What one thing do you believe has been a major factor in you achieving success? 

The fact that I have always challenged myself to take risks, and – when in doubt – upped my courage. Those big milestones are achieved through perseverance and consistency, and by showing up and giving it my best shot every single day.

What top tips would you give to an individual who is trying to excel in their career in technology?

Find a mentor or someone inspiring outside of your immediate workplace who you can learn from, ideally another woman. I am so grateful to those who have mentored me.

Engage or network with people who have similar roles to the ones you aspire to or solve problems that excite you. If you do not have a tech background but have other killer skills and time to put in, offer to support or advise start-ups in your area of expertise.

Never stop learning! The beauty of the world we now live in is that you can develop and improve any skills through online courses and training. Pick up something that intrigues you and continue building your skillset.

Do you believe there are still barriers for success for women working in tech, if so, how can these barriers be overcome?

Yes, unfortunately so. If there’s one good thing to come out of the pandemic, it is the shift from work-life balance to life-work sustainability. As a mum and CEO, that is something I am passionate about. The days of working from home and with everything digital, boundaries can become blurred but, on the flip side, there is a lot more flexibility when it comes to finding ways of working that suits family life and boosts productivity. Women are working more than ever, but in addition to our daytime jobs, we still take on most household responsibilities. So, making it all work is a challenge. Life-work sustainability is key not just to attract women but to keep them.
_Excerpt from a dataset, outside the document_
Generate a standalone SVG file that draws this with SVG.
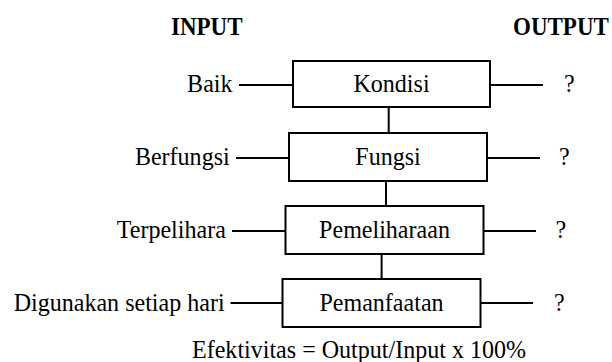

What do you think companies can do to support and progress the careers of women working in technology?

I think making gender diversity at the core of hiring is key. So is devoting extra resources into sourcing diverse candidates from day one. I find that while men are often quick to raise their hands, women often need more encouragement and cheerleading when it comes to pursuing more senior roles or taking on bigger responsibility. Mentorship, advisors, or internal career programs are some tools that could be useful. When I started out, I remember reflecting upon that there weren’t that many female leaders to look to, it was mostly men at the top. It is so true that if you can’t see it, you can’t be it.

There are currently only 17 per cent of women working in tech, if you could wave a magic wand, what is the one thing you would do to accelerate the pace of change for women in the industry?

Overall, when it comes to gender diversity, parental leave policies are key, both in terms of designing parental leave to include paid leave for fathers and mothers alike (and second parents in same-sex couples). This ensures more flexibility in leave, and delivers job-protection, both for paid and unpaid leave, to care for children. Better parental leave policies are key to a more balanced sharing of responsibilities. In tech specifically, I believe access to funding to encourage more female entrepreneurs and placing gender diversity at the core of any hiring are key.

What resources do you recommend for women working in tech?

There are so many! I listen to so many podcasts, but Reid Hoffman’s Masters of Scale podcast is still one of my favourites. I am still figuring out the best way to do OKRs, so I am currently reading Measure What Matters, which offers a quite practical take on goal setting. I also love Brené Brown, both Daring Greatly and her Ted Talk are worth checking out and in Untamed, Glennon Doyle does female empowerment and self-love really well.